We must expand – and reform – the USDA’s Conservation Reserve Program

It’s good news the Inflation Reduction Act will invest $20 billion to reward farmers when they take steps to reduce greenhouse gas emissions.

But none of the new funding provided by Congress will pay farmers to retire and restore marginal farmland through the Department of Agriculture’s Conservation Reserve Program, or CRP.

There are 22 million acres of farmland now enrolled in the CRP, mostly through 10-year contracts. Between 2018 and 2021, the USDA paid these landowners – who must stop farming and instead grow grasses and trees – more than $7 billion in rental payments.

Once these contracts expire, farmers can plow up the grasses and trees, releasing back into the atmosphere whatever soil carbon that may have accumulated during the contract period. This squanders any emissions reductions that may have been achieved.

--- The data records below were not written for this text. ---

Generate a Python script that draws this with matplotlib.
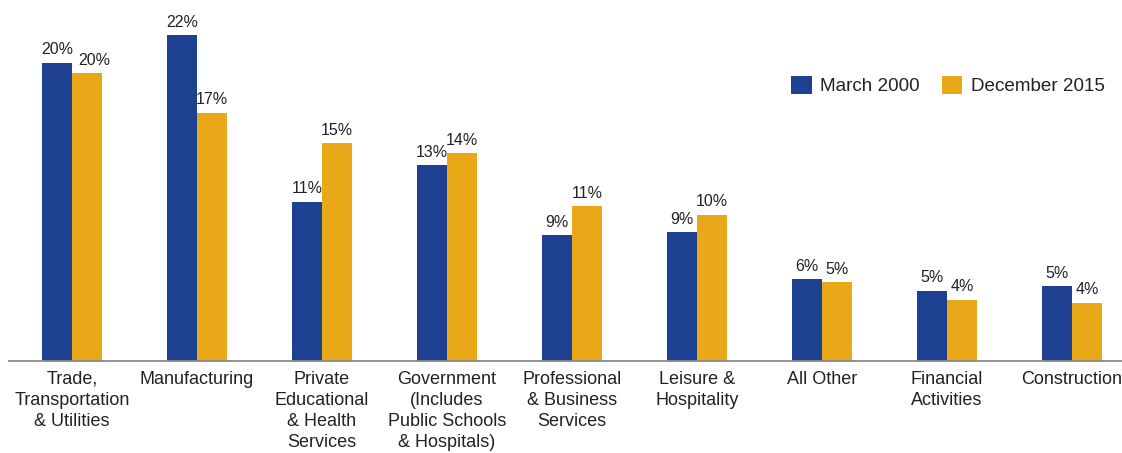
import matplotlib
matplotlib.use("Agg")
import matplotlib.pyplot as plt
from matplotlib.patches import Patch
import numpy as np

plt.rcParams['font.family'] = ['Liberation Sans', 'DejaVu Sans']

categories = [
    "Trade,\nTransportation\n& Utilities",
    "Manufacturing",
    "Private\nEducational\n& Health\nServices",
    "Government\n(Includes\nPublic Schools\n& Hospitals)",
    "Professional\n& Business\nServices",
    "Leisure &\nHospitality",
    "All Other",
    "Financial\nActivities",
    "Construction",
]
march_2000 = [20.4, 22.3, 10.9, 13.4, 8.6, 8.8, 5.6, 4.8, 5.1]
december_2015 = [19.7, 17.0, 14.9, 14.2, 10.6, 10.0, 5.4, 4.2, 4.0]
series_names = ["March 2000", "December 2015"]

BLUE = "#1E4091"
GOLD = "#E8A818"
TEXT = "#222222"

fig = plt.figure(figsize=(11.22, 4.53), dpi=100)
ax = fig.add_axes([9 / 1122, 92 / 453, 1113 / 1122, 361 / 453])

x = np.arange(len(categories))
w = 0.24
bars_a = ax.bar(x - w / 2, march_2000, width=w, color=BLUE, label=series_names[0])
bars_b = ax.bar(x + w / 2, december_2015, width=w, color=GOLD, label=series_names[1])

for k, (bars, vals) in enumerate(((bars_a, march_2000), (bars_b, december_2015))):
    for i, (b, v) in enumerate(zip(bars, vals)):
        # nudge the second label of the first group so the two don't collide
        dx = 5 if (k == 1 and i == 0) else 0
        ax.annotate(f"{v:.0f}%", (b.get_x() + b.get_width() / 2, v),
                    xytext=(dx, 4), textcoords="offset points",
                    ha="center", va="bottom", fontsize=11.5, color=TEXT)

ax.set_xlim(-0.504, 8.4)
ax.set_ylim(0, 24.7)
ax.set_xticks(x)
ax.set_xticklabels(categories, fontsize=13, color=TEXT, linespacing=1.32)
ax.tick_params(axis="x", length=0, pad=7)
ax.set_yticks([])
for side in ("top", "right", "left"):
    ax.spines[side].set_visible(False)
ax.spines["bottom"].set_color("#8a8a8a")
ax.spines["bottom"].set_linewidth(1.3)

handles = [Patch(facecolor=BLUE), Patch(facecolor=GOLD)]
fig.legend(handles, series_names, loc="upper left",
           bbox_to_anchor=(774 / 1122, 1 - 59 / 453), ncol=2, frameon=False,
           fontsize=13.6, handlelength=1.1, handleheight=1.1,
           handletextpad=0.45, columnspacing=1.15, labelcolor=TEXT)

fig.savefig("out.png", dpi=100, facecolor="white")
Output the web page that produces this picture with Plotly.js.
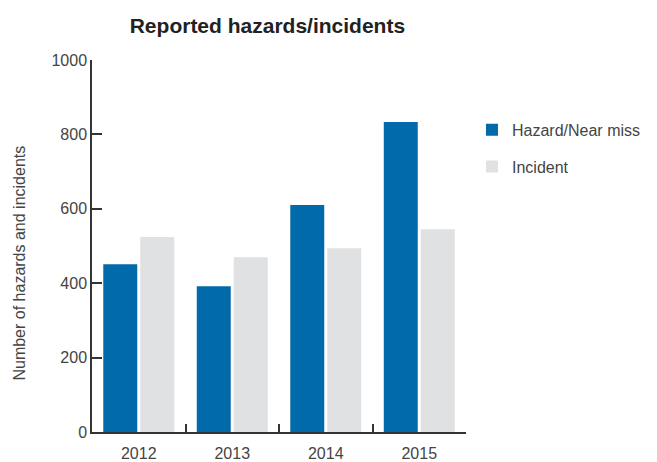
<!DOCTYPE html>
<html>
<head>
<meta charset="utf-8">
<script src="https://cdn.plot.ly/plotly-3.0.1.min.js"></script>
<style>html,body{margin:0;padding:0;background:#fff;}#chart{width:657px;height:462px;}</style>
</head>
<body>
<div id="chart"></div>
<script>
const years = ['2012', '2013', '2014', '2015'];
const hazardNearMiss = [451, 392, 610, 833];
const incident = [524, 470, 494, 545];
const seriesNames = ['Hazard/Near miss', 'Incident'];
const chartTitle = 'Reported hazards/incidents';
const yTitle = 'Number of hazards and incidents';

const FONT = 'Liberation Sans, Arial, sans-serif';
const TXT = '#444';

const traces = [
  {type: 'bar', x: years, y: hazardNearMiss, name: seriesNames[0], legendgroup: 'a',
   marker: {color: '#006aaa'}, hoverinfo: 'x+y+name'},
  {type: 'bar', x: years, y: incident, name: seriesNames[1], legendgroup: 'b',
   marker: {color: '#e0e1e3'}, hoverinfo: 'x+y+name'}
];

const layout = {
  width: 657, height: 462,
  margin: {l: 92, r: 191, t: 60, b: 30, pad: 0, autoexpand: false},
  paper_bgcolor: '#fff', plot_bgcolor: '#fff',
  font: {family: FONT, size: 16, color: TXT},
  title: {text: '<b>' + chartTitle + '</b>', font: {family: FONT, size: 21, color: '#222'},
          x: 0.407, xref: 'container', xanchor: 'center', y: 0.945, yref: 'container', yanchor: 'middle'},
  barmode: 'group', bargap: 0.209, bargroupgap: 0.081,
  xaxis: {type: 'category', range: [-0.5, 3.5], showline: true, linecolor: '#333', linewidth: 1.5,
          ticks: 'inside', ticklen: 8, tickwidth: 1.5, tickcolor: '#333', tickson: 'boundaries',
          ticklabelstandoff: 6,
          showgrid: false, zeroline: false, tickfont: {size: 16, color: TXT}, fixedrange: true},
  yaxis: {range: [0, 1000], dtick: 200, showline: true, linecolor: '#333', linewidth: 1.5,
          ticks: 'inside', ticklen: 10, tickwidth: 1.5, tickcolor: '#333',
          showgrid: false, zeroline: false, tickfont: {size: 16, color: TXT}, fixedrange: true},
  showlegend: true,
  legend: {x: 1.016, xanchor: 'left', y: 0.858, yanchor: 'top', font: {size: 16, color: TXT},
           tracegroupgap: 13, bgcolor: 'rgba(0,0,0,0)', itemclick: false, itemdoubleclick: false},
  annotations: [
    {text: yTitle, xref: 'paper', yref: 'paper', x: -0.193, y: 0.455, xanchor: 'center', yanchor: 'middle',
     textangle: -90, showarrow: false, font: {size: 16, color: TXT}}
  ]
};

Plotly.newPlot('chart', traces, layout, {displayModeBar: false});
</script>
</body>
</html>
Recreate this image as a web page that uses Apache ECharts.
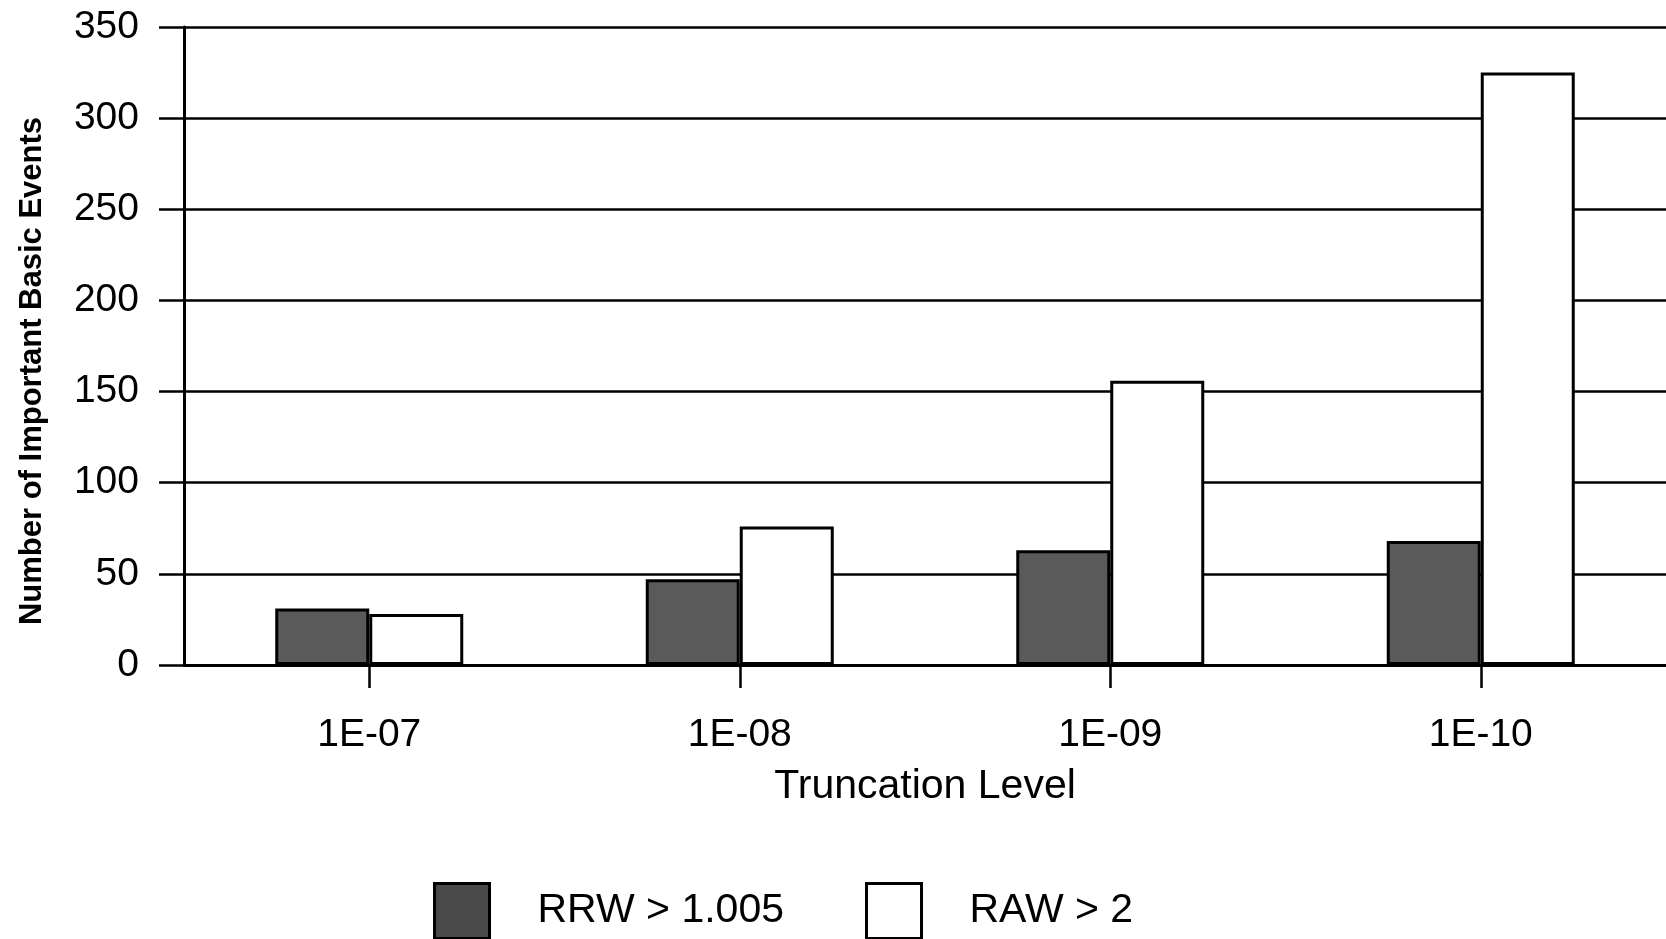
<!DOCTYPE html>
<html>
<head>
<meta charset="utf-8">
<script src="https://cdn.jsdelivr.net/npm/echarts@6/dist/echarts.min.js"></script>
<style>
html,body{margin:0;padding:0;background:#fff;}
#chart{width:1666px;height:939px;}
</style>
</head>
<body>
<div id="chart"></div>
<script>
var categories = ['1E-07', '1E-08', '1E-09', '1E-10'];
var rrwValues = [31, 47, 63, 68];
var rawValues = [28, 76, 156, 325];
var seriesNames = ['RRW > 1.005', 'RAW > 2'];
var yTicks = [0, 50, 100, 150, 200, 250, 300, 350];
var xTitle = 'Truncation Level';
var yTitle = 'Number of Important Basic Events';

var FONT = "'Liberation Sans', Arial, Helvetica, sans-serif";
var chart = echarts.init(document.getElementById('chart'), null, {renderer: 'canvas'});

var rrwStyle = {color: '#5a5a5a', borderColor: '#000', borderWidth: 3};
var rawStyle = {color: '#ffffff', borderColor: '#000', borderWidth: 3};

chart.setOption({
  backgroundColor: '#ffffff',
  animation: false,
  grid: {left: 184, right: 0, top: 27, bottom: 274, containLabel: false},
  legend: {
    left: 428,
    top: 877,
    orient: 'horizontal',
    itemWidth: 55,
    itemHeight: 55,
    itemGap: 81,
    icon: 'rect',
    textStyle: {fontFamily: FONT, fontSize: 41, color: '#000', padding: [0, 0, 0, 43]},
    data: [
      {name: seriesNames[0], itemStyle: {color: '#4a4a4a', borderColor: '#000', borderWidth: 3}},
      {name: seriesNames[1], itemStyle: {color: '#fff', borderColor: '#000', borderWidth: 3}}
    ]
  },
  xAxis: {
    type: 'category',
    data: categories,
    boundaryGap: true,
    name: xTitle,
    nameLocation: 'middle',
    nameGap: 101,
    nameTextStyle: {fontFamily: FONT, fontSize: 41, color: '#000'},
    axisLine: {show: true, lineStyle: {color: '#000', width: 3}},
    axisTick: {show: true, alignWithLabel: true, length: 23, lineStyle: {color: '#000', width: 2.5}},
    axisLabel: {fontFamily: FONT, fontSize: 39, color: '#000', margin: 51},
    splitLine: {show: false}
  },
  yAxis: {
    type: 'value',
    min: yTicks[0],
    max: yTicks[yTicks.length - 1],
    interval: yTicks[1] - yTicks[0],
    name: yTitle,
    nameLocation: 'middle',
    nameRotate: 90,
    nameGap: 136,
    nameTextStyle: {fontFamily: FONT, fontSize: 31, fontWeight: 'bold', color: '#000', padding: [0, 50, 0, 0]},
    axisLine: {show: true, lineStyle: {color: '#000', width: 3}},
    axisTick: {show: true, length: 25, lineStyle: {color: '#000', width: 2.5}},
    axisLabel: {fontFamily: FONT, fontSize: 39, color: '#000', margin: 45},
    splitLine: {show: true, lineStyle: {color: '#000', width: 2.5}}
  },
  series: [
    {
      name: seriesNames[0],
      type: 'bar',
      data: rrwValues,
      barWidth: 94,
      barGap: '0%',
      itemStyle: rrwStyle
    },
    {
      name: seriesNames[1],
      type: 'bar',
      data: rawValues,
      barWidth: 94,
      barGap: '0%',
      itemStyle: rawStyle
    }
  ]
});
</script>
</body>
</html>
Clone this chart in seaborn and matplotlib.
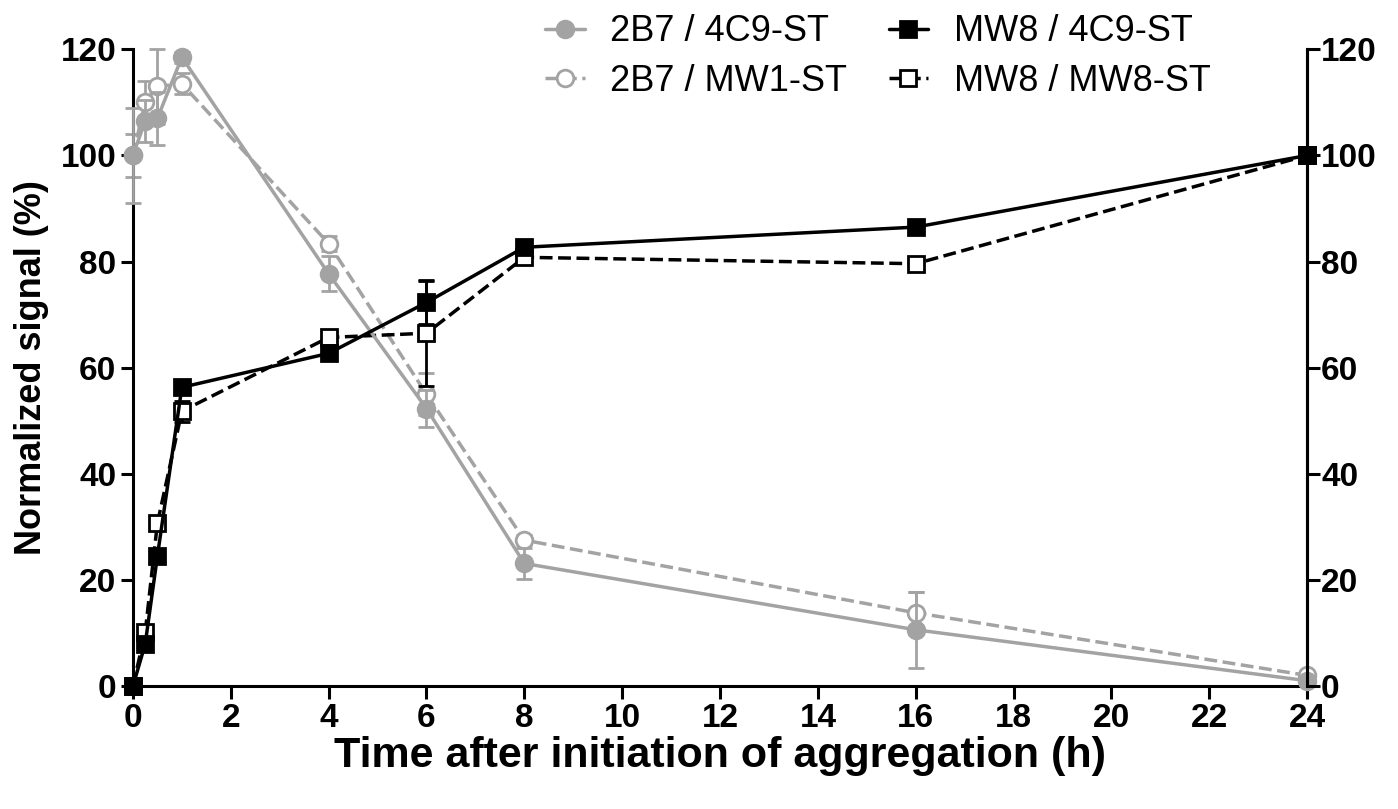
import numpy as np
import pandas as pd
import matplotlib
matplotlib.use('Agg')
import matplotlib.pyplot as plt
import seaborn as sns

# time points (h)
time_h = [0, 0.25, 0.5, 1, 4, 6, 8, 16, 24]

# normalized signal (%) and SEM
b2_4c9 = [100, 106.5, 107, 118.5, 77.7, 52.3, 23.1, 10.6, 1.0]
b2_4c9_err = [9, 4, 5, 1, 3.3, 3.5, 3.0, 7.2, 0.5]
b2_mw1 = [100, 110, 113, 113.5, 83.4, 55.0, 27.5, 13.8, 2.0]
b2_mw1_err = [4, 4, 7, 2, 1.5, 4.0, 1.0, 4.0, 0.5]
mw8_4c9 = [0, 7.9, 24.5, 56.3, 62.7, 72.3, 82.7, 86.5, 100]
mw8_4c9_err = [0, 1, 1, 1, 1, 4.0, 1, 1, 0.5]
mw8_mw8 = [0, 10.1, 30.7, 51.8, 65.7, 66.5, 80.8, 79.6, 100]
mw8_mw8_err = [0, 1, 1, 2, 1, 10, 1, 1, 0.5]

legend_order = ['2B7 / 4C9-ST', '2B7 / MW1-ST', 'MW8 / 4C9-ST', 'MW8 / MW8-ST']

grey = '#a3a3a3'
# drawn open ones first so filled markers sit on top
series = [
    ('2B7 / MW1-ST', b2_mw1, b2_mw1_err, grey, 'o', 'white', '--'),
    ('MW8 / MW8-ST', mw8_mw8, mw8_mw8_err, 'black', 's', 'white', '--'),
    ('2B7 / 4C9-ST', b2_4c9, b2_4c9_err, grey, 'o', grey, '-'),
    ('MW8 / 4C9-ST', mw8_4c9, mw8_4c9_err, 'black', 's', 'black', '-'),
]

sns.set_theme(style='ticks')
plt.rcParams['font.family'] = ['Liberation Sans', 'DejaVu Sans']
for k in ['text.color', 'axes.labelcolor', 'xtick.color', 'ytick.color', 'axes.edgecolor']:
    plt.rcParams[k] = 'black'

fig = plt.figure(figsize=(13.98, 8.09), dpi=100)
ax = fig.add_axes([0.0951, 0.152, 0.8399, 0.787])

for i, (name, vals, err, col, mk, face, ls) in enumerate(series):
    df = pd.DataFrame({'t': time_h, 'v': vals})
    ax.errorbar(time_h, vals, yerr=err, fmt='none', ecolor=col,
                elinewidth=2, capsize=6, capthick=2, clip_on=False, zorder=2 + i)
    kw = dict(dashes=(4.5, 2.7)) if ls == '--' else {}
    sns.lineplot(data=df, x='t', y='v', ax=ax, color=col, linestyle=ls,
                 linewidth=2.5, marker=mk, markersize=12,
                 markerfacecolor=face, markeredgecolor=col, markeredgewidth=2,
                 label=name, clip_on=False, zorder=2.5 + i, **kw)

ax.set_xlim(0, 24)
ax.set_ylim(0, 120)
ax.set_xticks(np.arange(0, 25, 2))
ax.set_yticks(np.arange(0, 121, 20))
ax.set_xlabel('Time after initiation of aggregation (h)', fontsize=31,
              fontweight='bold', labelpad=1)
ax.set_ylabel('Normalized signal (%)', fontsize=26, fontweight='bold',
              labelpad=8)

ax2 = ax.twinx()
ax2.set_ylim(0, 120)
ax2.set_yticks(np.arange(0, 121, 20))

for a in (ax, ax2):
    a.spines['top'].set_visible(False)
    for s in a.spines.values():
        s.set_linewidth(2.2)
    a.tick_params(width=2.2, length=9, labelsize=24)
    for lbl in a.get_xticklabels() + a.get_yticklabels():
        lbl.set_fontweight('bold')
ax2.spines['left'].set_visible(False)
ax2.spines['bottom'].set_visible(False)
ax.tick_params(axis='y', pad=3)
ax2.tick_params(axis='y', pad=1)

handles, labels = ax.get_legend_handles_labels()
hmap = dict(zip(labels, handles))
ax.legend([hmap[n] for n in legend_order], legend_order,
          ncol=2, frameon=False, fontsize=26, handlelength=1.1,
          handletextpad=0.7, columnspacing=1.15, labelspacing=0.4,
          borderpad=0, borderaxespad=0,
          loc='upper left', bbox_to_anchor=(0.351, 1.055))

fig.savefig('out.png', dpi=100)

Since 2018, contracts from almost 14 million acres have expired, including almost 8 million acres that had been enrolled in CRP more than once.

If all this land is plowed for farming, more than 2 million tons of soil carbon could be released, EWG estimates. Fertilizing corn on these newly plowed lands could release more than 200 million kilograms of nitrous oxide, a greenhouse gas 300 times more powerful than carbon dioxide.

Enrolling more land into long-term contracts through one of two other USDA programs would make much more sense.

The Conservation Reserve Enhancement Program, or CREP, requires matching federal and state funds to secure long-term commitments – unlike the CRP’s commitments, which last just 10 to 15 years. The second option, CLEAR-30, is a new program that enrolls farmers through 30-year contracts but does not require state match.

But enrollment in those programs has dropped – the number of acres enrolled through CREP has fallen by 160,000 acres since 2018, and CLEAR-30 only became available nationally this year.  

Paying farmers to fallow productive farmland only temporarily – for 10 years, or even less, if farmers are allowed to break their contracts – makes little sense.

It is good news that short-term, “continuous enrollment” contract categories, which pay farmers to restore stream buffers and plant filter strips, increased from 22 percent, in 2012, to 54 percent, in 2022. But many of these practices get plowed under when the land re-enters production after 10 years and the benefits are lost.

Future investment in the CRP program should seize the opportunity to finally overhaul it, and stop squandering funding on efforts that ultimately don’t help to fight the climate crisis.